I usually write an annual Christmas letters but try to share funny things that happened to us during the year instead of accomplishments (although last year I did talk about getting published). There was the year of Biblical disasters (floods, pestilence, etc. most of which Bob was gone for), the year Bob was “saved” by lifeguards twice when we lived in LA, and last year I wrote in Bob’s voice with him refuting past Christmas letter stories. I have a feeling the letter this year is going to be very, very late. Oh, and I usually buy my cards right after Christmas when they are on sale.
I really enjoy getting the letters, but have never sent any.
I’ve never sent one but I love getting them from others. Merry Christmas to all of you here.
So, many people don’t write them, but they do enjoy getting them…is what I’m hearing. That’s encouraging. Mine are all in a sack for me to take to the post office when I go to physical therapy today.
They have become a bit of a joke, haven’t they? Yes, I do one, but I try to keep the “me, me, me!” to a minimum. When there are people you don’t see from one year to the next, but who you’ve known forever, it’s nice to know what they’re doing. And their children. And their grandchildren. And I do add a personal note when I said them (paper, not an e-version).

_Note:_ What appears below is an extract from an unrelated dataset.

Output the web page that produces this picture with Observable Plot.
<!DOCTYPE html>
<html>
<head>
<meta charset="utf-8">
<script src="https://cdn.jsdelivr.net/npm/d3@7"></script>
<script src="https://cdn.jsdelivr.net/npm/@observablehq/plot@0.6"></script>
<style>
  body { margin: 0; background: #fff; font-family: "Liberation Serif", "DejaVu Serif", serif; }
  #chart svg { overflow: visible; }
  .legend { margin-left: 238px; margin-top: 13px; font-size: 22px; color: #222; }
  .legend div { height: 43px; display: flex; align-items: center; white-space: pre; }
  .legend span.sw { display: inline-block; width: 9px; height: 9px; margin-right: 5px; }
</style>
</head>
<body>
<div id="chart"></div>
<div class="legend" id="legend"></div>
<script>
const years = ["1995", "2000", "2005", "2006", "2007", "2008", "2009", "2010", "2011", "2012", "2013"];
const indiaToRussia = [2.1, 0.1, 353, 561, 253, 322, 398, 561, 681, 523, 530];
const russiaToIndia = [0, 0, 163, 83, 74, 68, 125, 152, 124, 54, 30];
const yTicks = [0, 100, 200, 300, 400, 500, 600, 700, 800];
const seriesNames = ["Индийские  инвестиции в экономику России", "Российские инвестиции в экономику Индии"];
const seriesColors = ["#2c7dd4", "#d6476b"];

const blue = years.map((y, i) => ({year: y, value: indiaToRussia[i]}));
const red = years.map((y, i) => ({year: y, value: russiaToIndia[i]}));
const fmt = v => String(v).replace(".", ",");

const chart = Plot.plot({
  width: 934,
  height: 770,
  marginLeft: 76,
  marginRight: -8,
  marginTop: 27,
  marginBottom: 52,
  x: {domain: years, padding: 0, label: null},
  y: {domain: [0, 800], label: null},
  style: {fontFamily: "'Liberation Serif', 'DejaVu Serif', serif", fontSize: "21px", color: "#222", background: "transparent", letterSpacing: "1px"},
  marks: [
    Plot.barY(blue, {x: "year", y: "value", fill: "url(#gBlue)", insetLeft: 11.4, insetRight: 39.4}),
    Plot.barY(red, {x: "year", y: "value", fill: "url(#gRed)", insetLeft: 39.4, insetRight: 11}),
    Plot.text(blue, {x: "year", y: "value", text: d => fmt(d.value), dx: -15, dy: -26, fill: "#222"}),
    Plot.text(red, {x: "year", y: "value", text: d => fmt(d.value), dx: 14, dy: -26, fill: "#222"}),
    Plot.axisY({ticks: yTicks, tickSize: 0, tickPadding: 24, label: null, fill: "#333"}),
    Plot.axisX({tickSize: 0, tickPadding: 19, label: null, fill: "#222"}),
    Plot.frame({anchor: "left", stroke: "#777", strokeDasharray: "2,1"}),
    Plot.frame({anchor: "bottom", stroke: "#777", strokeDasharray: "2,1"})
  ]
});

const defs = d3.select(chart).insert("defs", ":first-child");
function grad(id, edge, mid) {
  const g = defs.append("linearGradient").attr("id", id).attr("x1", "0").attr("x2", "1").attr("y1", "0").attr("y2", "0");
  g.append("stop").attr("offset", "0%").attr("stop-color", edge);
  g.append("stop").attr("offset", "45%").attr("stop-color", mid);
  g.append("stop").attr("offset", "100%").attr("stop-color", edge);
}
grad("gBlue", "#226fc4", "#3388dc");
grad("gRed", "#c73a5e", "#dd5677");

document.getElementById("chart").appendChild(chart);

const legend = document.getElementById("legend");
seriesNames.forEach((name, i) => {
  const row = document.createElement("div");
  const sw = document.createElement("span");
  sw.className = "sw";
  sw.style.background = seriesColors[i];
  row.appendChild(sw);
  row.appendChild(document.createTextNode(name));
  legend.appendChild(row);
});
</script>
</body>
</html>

The first year after college, I sent out letters and a letter. Since then? Nothing. And after a decade of thinking I’d get cards out, I’ve given up on that as well. Too many other things clamor for my time like decorating, buying presents, wrapping presents in addition to reading and reviewing. And since I always travel to see family at Thanksgiving and Christmas, I have a few fewer days to do everything, too.
No really, I don’t feel guilty about it. I don’t!
I only receive a Christmas letter from one family (besides the witty letter from Sherry) and have never sent one myself. I enjoy the one I receive because it keeps a connection that would likely be lost if the senders stopped sending. I always send them a newsy, handwritten Christmas card to uphold my end of the relationship.
Great post, I really enjoyed it. Christmas letters are always fun ways to catch up.
Christmas letters –yay! I love getting them and learning stuff, like the flower girl at our wedding now has three kids! (We are old).
We don’t do letters, but making our own Christmas cards is an annual project. That’s “make” as with Photoshop, not construction paper — mostly of hubs and me looking ridiculous!
Barb, love this! I usually only get letters from Sherry! I’ve never done a Christmas letter. I like the idea of it, but I can barely handle cards.
I love Christmas letters! They’re a nice way to stay in touch with friends who live too far away to spend time with. (Plus they keep family off my back and out of my ear with questions like “Why don’t you call more? I want to know what’s going on in your life.”)
Glad I’m not alone in not writing a Christmas letter! I get two or three every year from far away friends and always enjoy them. I do write a lot of cards though, and enclose photos to some special folks. Mailed them all yesterday- – -along with four packages to distant kids. They say yesterday was the Post Office’s busiest day of then year. I believe it!